I landed in the mid-afternoon sunshine, and my lovely driver Floyd was there to pick me up. As he drove me to my Valmont Street abode-for-the-week, he recited some history and Hurricane Katrina facts. We chatted about the economy (low price of oil, fall in the Canadian dollar, socialized medicine – the usual). And when I couldn’t make the code work on my friend’s front door, he kept me company to make sure I got in okay. Above and beyond, Floyd. Thanks.

And the best thing? It got so warm in the sunshine, Floyd turned on the air conditioning. Imagine needing AC in a car in late January. Awesome!

When I finally got into the house, I oriented myself, unpacked, and changed into something cooler. I took a glance at a map of the area and went exploring for a couple of hours. I’m staying just off of St Charles Street, so I wandered along, taking in all the houses. Love that architecture. Many already have Mardi Gras decorations up – on their doors and on balconies. I’m sure I’ll see more of it.

New Orleans Garden District

New Orleans Garden District

I met a very chatty and helpful woman on St. Charles, who told me all the best places to eat and best times to visit the WWII Museum. And that I shouldn’t miss the Sculpture Gardens. After gathering a few provisions, I made my way back to enjoy a glass of wine on the veranda. So civilized. Fingers crossed that the weather will stay fine!

St Charles oak

St Charles oak

P.S. A mosquito just landed on me, ready to suck some blood. Despite my general dislike of the creatures, I’m rather enjoying the novelty of being bitten in January. (I don’t think it’ll last very long.)

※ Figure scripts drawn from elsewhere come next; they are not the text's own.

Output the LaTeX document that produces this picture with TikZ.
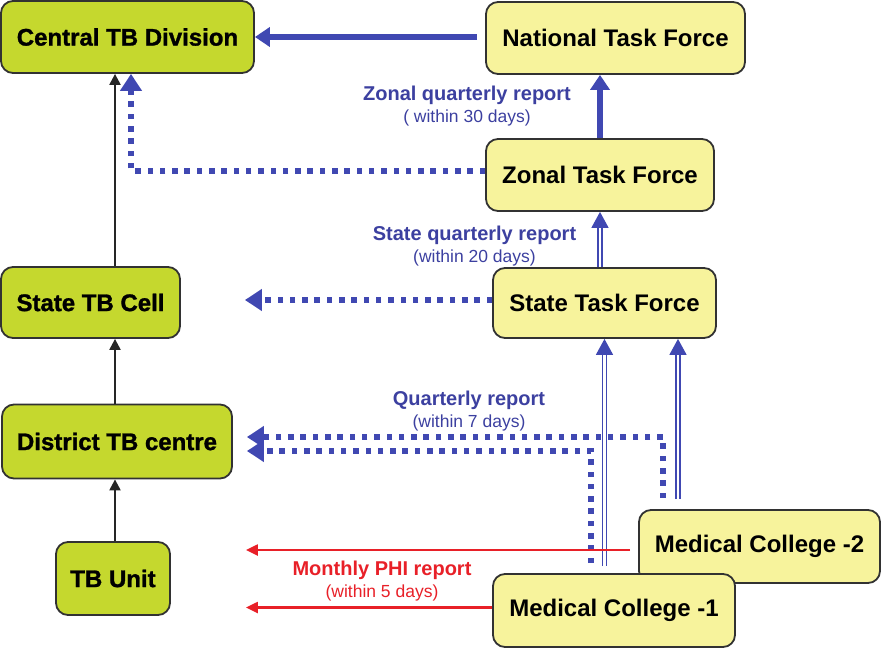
\documentclass[tikz,border=0pt]{standalone}
\usepackage{fontspec}
\setmainfont{Liberation Sans}
\newfontfamily\heavyfont[FakeBold=1.2]{Liberation Sans Bold}
\usetikzlibrary{arrows.meta,calc}
\definecolor{tbgreen}{RGB}{197,216,46}
\definecolor{tfyellow}{RGB}{247,243,156}
\definecolor{boxline}{RGB}{50,50,50}
\definecolor{rptblue}{RGB}{64,72,178}
\definecolor{rpttext}{RGB}{60,64,160}
\definecolor{rptred}{RGB}{232,32,40}
\tikzset{
  greenbox/.style={draw=boxline,line width=1.8pt,rounded corners=12pt,fill=tbgreen,
    inner sep=0pt,font=\fontsize{24}{28}\selectfont\heavyfont},
  yellowbox/.style={draw=boxline,line width=1.8pt,rounded corners=12pt,fill=tfyellow,
    inner sep=0pt,font=\fontsize{24}{28}\selectfont\bfseries},
  uplink/.style={-{Triangle[width=11pt,length=11pt]},line width=2.2pt,black!85},
  bluesolid/.style={-{Triangle[width=19pt,length=15pt]},line width=5.5pt,rptblue},
  bluedots/.style={-{Triangle[width=21pt,length=17pt]},line width=5.2pt,rptblue,
    dash pattern=on 5.5pt off 6.8pt},
  bluedouble/.style={-{Triangle[width=17pt,length=16pt]},double=white,
    double distance=2.5pt,line width=1.6pt,rptblue},
  redlink/.style={-{Triangle[width=11pt,length=12pt]},line width=2.2pt,rptred},
  bluelbl/.style={text=rpttext,align=center,font=\fontsize{20}{22}\selectfont\bfseries},
  redlbl/.style={bluelbl,text=rptred}
}
\newcommand{\daysnote}[1]{{\fontsize{17.5}{22}\selectfont\mdseries #1}}

\begin{document}
\begin{tikzpicture}[x=1pt,y=-1pt]
    \useasboundingbox (0,0) rectangle (881,648);
    \coordinate (spine) at (115,0);

    % RNTCP side
    \node[greenbox,minimum width=253pt,minimum height=72pt] (ctb) at (127.5,37) {Central TB Division};
    \node[greenbox,minimum width=179pt,minimum height=71pt] (stc) at (90.5,302.5) {State TB Cell};
    \node[greenbox,minimum width=230pt,minimum height=74pt] (dtc) at (117,441.5) {District TB centre};
    \node[greenbox,minimum width=114pt,minimum height=73pt] (tbu) at (113,578.5) {TB Unit};

    % task forces
    \node[yellowbox,minimum width=259pt,minimum height=72pt] (nat) at (615.5,38) {National Task Force};
    \node[yellowbox,minimum width=228pt,minimum height=72pt] (ztf) at (600,175) {Zonal Task Force};
    \node[yellowbox,minimum width=223pt,minimum height=70pt] (stf) at (604.5,303) {State Task Force};
    \node[yellowbox,minimum width=241pt,minimum height=73pt] (mc2) at (759.5,546.5) {Medical College -2};
    \node[yellowbox,minimum width=242pt,minimum height=73pt] (mc1) at (614,610.5) {Medical College -1};

    % labels
    \node[bluelbl] (zlab) at (467,106) {Zonal quarterly report\\\daysnote{( within 30 days)}};
    \node[bluelbl] (slab) at (474.5,246) {State quarterly report\\\daysnote{(within 20 days)}};
    \node[bluelbl] (qlab) at (469,411) {Quarterly report\\\daysnote{(within 7 days)}};
    \node[redlbl] (mlab) at (382,581) {Monthly PHI report\\\daysnote{(within 5 days)}};

    % black chain
    \draw[uplink] (tbu.north -| spine) -- (dtc.south -| spine);
    \draw[uplink] (dtc.north -| spine) -- (stc.south -| spine);
    \draw[uplink] (stc.north -| spine) -- (ctb.south -| spine);

    % quarterly reports
    \draw[bluedots] ([yshift=4pt]ztf.west) -| ([xshift=3.5pt]ctb.south);
    \draw[bluedots,shorten >=64pt] ([yshift=3pt]stf.west) -- ([yshift=3pt]stf.west -| stc.east);
    \draw[bluedots,shorten <=11pt,shorten >=14pt] ([xshift=-96.5pt]mc2.north) |- ([yshift=4.5pt]dtc.east);
    \draw[bluedots,shorten <=10pt,shorten >=14pt] ([xshift=-23pt]mc1.north) |- ([yshift=-9.5pt]dtc.east);

    \draw[bluesolid,shorten <=8pt] (nat.west |- ctb.east) -- (ctb.east);
    \draw[bluesolid] (ztf.north) -- (ztf.north |- nat.south);
    \draw[bluedouble] (ztf.south |- stf.north) -- (ztf.south);
    \draw[bluedouble,shorten <=7pt] (stf.south |- mc1.north) -- (stf.south);
    \draw[bluedouble,shorten <=10pt] ([xshift=-81.5pt]mc2.north) -- ([xshift=-81.5pt]mc2.north |- stf.south);

    % monthly reports
    \draw[redlink,shorten <=8pt,shorten >=13pt] ([yshift=-3.5pt]mc2.west) -- ([yshift=-3.5pt]mc2.west -| dtc.east);
    \draw[redlink,shorten >=13pt] ([yshift=3pt]mc1.west) -- ([yshift=3pt]mc1.west -| dtc.east);
\end{tikzpicture}
\end{document}
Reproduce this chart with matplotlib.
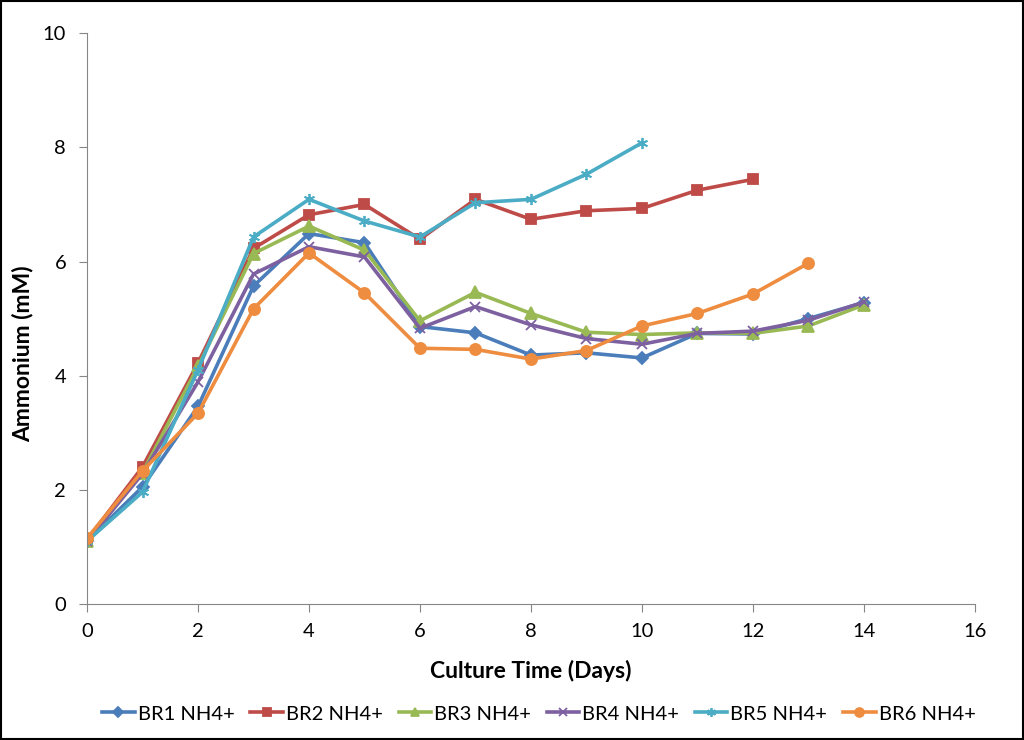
import matplotlib.pyplot as plt
from matplotlib.patches import Rectangle

plt.rcParams['font.family'] = ['Lato', 'DejaVu Sans']

# Messwerte (Ammonium in mM) je Bioreaktor
days_14 = [0, 1, 2, 3, 4, 5, 6, 7, 8, 9, 10, 11, 12, 13, 14]
br1 = [1.10, 2.05, 3.46, 5.57, 6.49, 6.33, 4.86, 4.75, 4.36, 4.40, 4.31, 4.74, 4.73, 5.00, 5.28]
br2 = [1.12, 2.40, 4.22, 6.23, 6.82, 7.00, 6.39, 7.09, 6.74, 6.89, 6.93, 7.25, 7.44]
br3 = [1.10, 2.30, 4.16, 6.14, 6.62, 6.20, 4.96, 5.46, 5.09, 4.76, 4.72, 4.75, 4.74, 4.87, 5.24]
br4 = [1.10, 2.28, 3.89, 5.78, 6.26, 6.08, 4.83, 5.21, 4.89, 4.65, 4.55, 4.74, 4.78, 4.97, 5.29]
br5 = [1.10, 1.96, 4.10, 6.43, 7.09, 6.71, 6.43, 7.03, 7.09, 7.53, 8.08]
br6 = [1.15, 2.33, 3.34, 5.17, 6.15, 5.45, 4.48, 4.46, 4.29, 4.44, 4.87, 5.09, 5.43, 5.97]

series = [
    ('BR1 NH4+', br1, '#4A7DBA', 'D', 6),
    ('BR2 NH4+', br2, '#BE4B48', 's', 7.5),
    ('BR3 NH4+', br3, '#98B954', '^', 8),
    ('BR4 NH4+', br4, '#7D60A0', 'x', 7),
    ('BR5 NH4+', br5, '#4AACC5', (6, 2, 0), 8),
    ('BR6 NH4+', br6, '#EE8C3F', 'o', 8),
]

fig = plt.figure(figsize=(10.24, 7.40), dpi=100)
ax = fig.add_axes([0.085, 0.184, 0.867, 0.771])

for label, values, color, marker, ms in series:
    ax.plot(days_14[:len(values)], values, color=color, lw=2.6, marker=marker,
            markersize=ms, markeredgewidth=1.3, markeredgecolor=color, label=label)

ax.set_xlim(0, 16)
ax.set_ylim(0, 10)
ax.set_xticks(range(0, 17, 2))
ax.set_yticks(range(0, 11, 2))
ax.tick_params(direction='out', length=6, color='#868686', labelsize=14.5)
ax.tick_params(axis='x', pad=8)
ax.tick_params(axis='y', pad=9)
for side in ['top', 'right']:
    ax.spines[side].set_visible(False)
for side in ['left', 'bottom']:
    ax.spines[side].set_color('#868686')

ax.set_xlabel('Culture Time (Days)', fontsize=16.5, fontweight='bold', labelpad=14)
ax.set_ylabel('Ammonium (mM)', fontsize=16.5, fontweight='bold')
ax.yaxis.set_label_coords(-0.06, 0.438)

ax.legend(loc='center', bbox_to_anchor=(0.509, -0.193), ncol=6, frameon=False,
          fontsize=14.5, handlelength=1.6, handletextpad=0.15, columnspacing=0.8,
          markerscale=0.8)

# Rahmen um die Grafik
fig.patches.append(Rectangle((0.001, 0.0015), 0.998, 0.997, transform=fig.transFigure,
                             fill=False, edgecolor='black', lw=1.5))

plt.savefig('out.png', dpi=100)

There’s nothing like a really cold day to get you planning your holiday

Waking up this morning to the announcement that it was -32 degrees Celsius  put me in a mood to plan my upcoming trip to New Orleans. Only 2 weeks away, and I really can’t wait to get to a milder climate, if only for 8 days. And then I looked at the 14-day outlook for New Orleans:

New Orleans temperature 2015

Yes, people – that’s a daily high of between 11 to 21 degrees Celsius! Woot! I don’t leave until just after this chart runs out, but I remain hopeful that it’ll be capris and cardigans for my holiday!

This trip to Nola will be different. On my previous visits, New Orleans was just one stop of many on road trips I had undertaken. I’ve wandered the French Quarter and taken a Riverboat cruise. I’ve eaten blackened crawfish, gumbo, pralines and beignets. I went on a Cajun swamp tour. And as a student of history and lover of architecture, I’ve driven the River Road several times between New Orleans and Baton Rouge to see many of the old plantation homes.

What I haven’t done is seen much of the city outside of the French Quarter, but on this trip, New Orleans is the main event. I’ve been scouring websites and the online Lonely Planet guide, and there are so many neighbourhoods, museums, galleries and parks that I’ve yet to visit. Can’t wait to explore.

Here’s what I have tentatively planned (not sure how much of my list I’ll get to, but I’m up for the challenge!) :

Now, I’m off to make another piping hot cup of tea so my fingers don’t freeze up permanently before I get to thaw out in New Orleans. I’m totally ready! (Though not yet packed, of course.)